Exercise description
Set each record down exactly, excluding all images.

Data for the task

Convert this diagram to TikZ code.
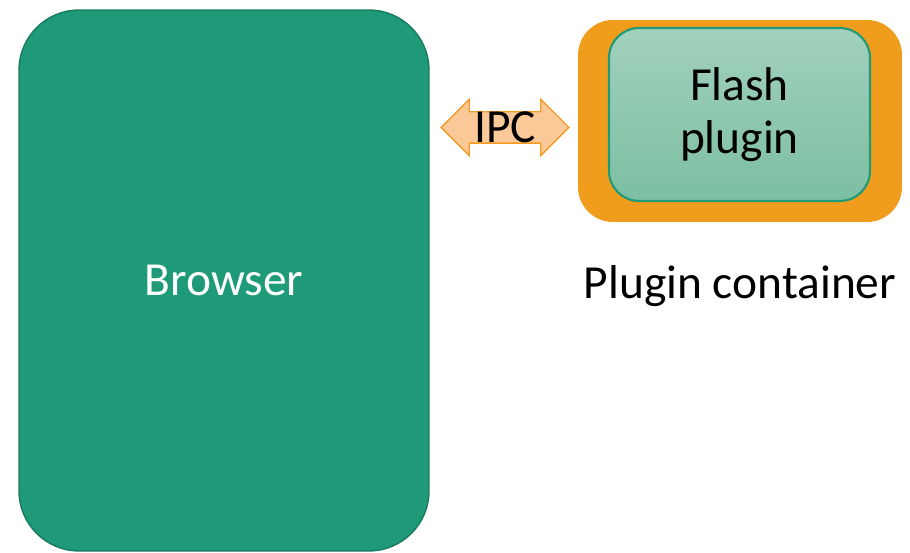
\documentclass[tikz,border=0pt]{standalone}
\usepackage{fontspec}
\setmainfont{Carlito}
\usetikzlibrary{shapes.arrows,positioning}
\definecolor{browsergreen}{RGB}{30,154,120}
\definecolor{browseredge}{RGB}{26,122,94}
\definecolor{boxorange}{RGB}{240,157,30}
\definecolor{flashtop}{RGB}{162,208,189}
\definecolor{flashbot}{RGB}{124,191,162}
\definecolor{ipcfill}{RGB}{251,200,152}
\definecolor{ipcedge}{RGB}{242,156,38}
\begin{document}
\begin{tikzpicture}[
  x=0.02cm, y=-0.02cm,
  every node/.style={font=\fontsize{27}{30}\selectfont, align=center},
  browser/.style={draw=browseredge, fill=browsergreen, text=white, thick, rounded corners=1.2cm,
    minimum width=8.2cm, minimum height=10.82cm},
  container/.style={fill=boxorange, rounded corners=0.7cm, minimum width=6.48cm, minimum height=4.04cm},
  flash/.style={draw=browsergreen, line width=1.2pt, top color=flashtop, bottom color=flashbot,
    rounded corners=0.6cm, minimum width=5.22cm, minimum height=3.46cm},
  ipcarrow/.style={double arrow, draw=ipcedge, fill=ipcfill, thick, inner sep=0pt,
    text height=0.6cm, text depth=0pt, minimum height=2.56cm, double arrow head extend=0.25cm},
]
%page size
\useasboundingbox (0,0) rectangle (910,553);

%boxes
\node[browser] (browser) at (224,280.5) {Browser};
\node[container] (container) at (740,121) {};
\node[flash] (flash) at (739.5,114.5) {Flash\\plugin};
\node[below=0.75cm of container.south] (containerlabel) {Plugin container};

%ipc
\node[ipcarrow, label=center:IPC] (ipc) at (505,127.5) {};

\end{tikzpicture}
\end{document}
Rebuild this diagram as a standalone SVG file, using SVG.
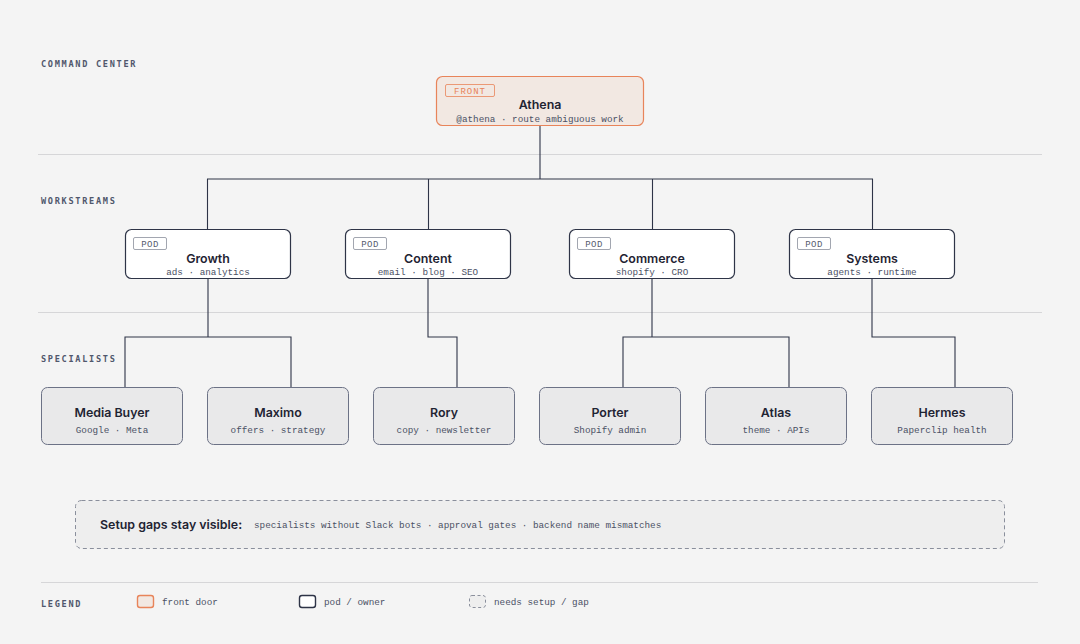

Response to the exercise
Convert this diagram to TikZ code.
\documentclass[tikz,border=0pt]{standalone}
\usepackage{fontspec}
\setmainfont{Carlito}
\usetikzlibrary{shapes.arrows,positioning}
\definecolor{browsergreen}{RGB}{30,154,120}
\definecolor{browseredge}{RGB}{26,122,94}
\definecolor{boxorange}{RGB}{240,157,30}
\definecolor{flashtop}{RGB}{162,208,189}
\definecolor{flashbot}{RGB}{124,191,162}
\definecolor{ipcfill}{RGB}{251,200,152}
\definecolor{ipcedge}{RGB}{242,156,38}
\begin{document}
\begin{tikzpicture}[
  x=0.02cm, y=-0.02cm,
  every node/.style={font=\fontsize{27}{30}\selectfont, align=center},
  browser/.style={draw=browseredge, fill=browsergreen, text=white, thick, rounded corners=1.2cm,
    minimum width=8.2cm, minimum height=10.82cm},
  container/.style={fill=boxorange, rounded corners=0.7cm, minimum width=6.48cm, minimum height=4.04cm},
  flash/.style={draw=browsergreen, line width=1.2pt, top color=flashtop, bottom color=flashbot,
    rounded corners=0.6cm, minimum width=5.22cm, minimum height=3.46cm},
  ipcarrow/.style={double arrow, draw=ipcedge, fill=ipcfill, thick, inner sep=0pt,
    text height=0.6cm, text depth=0pt, minimum height=2.56cm, double arrow head extend=0.25cm},
]
%page size
\useasboundingbox (0,0) rectangle (910,553);

%boxes
\node[browser] (browser) at (224,280.5) {Browser};
\node[container] (container) at (740,121) {};
\node[flash] (flash) at (739.5,114.5) {Flash\\plugin};
\node[below=0.75cm of container.south] (containerlabel) {Plugin container};

%ipc
\node[ipcarrow, label=center:IPC] (ipc) at (505,127.5) {};

\end{tikzpicture}
\end{document}
Rebuild this diagram as a standalone SVG file, using SVG.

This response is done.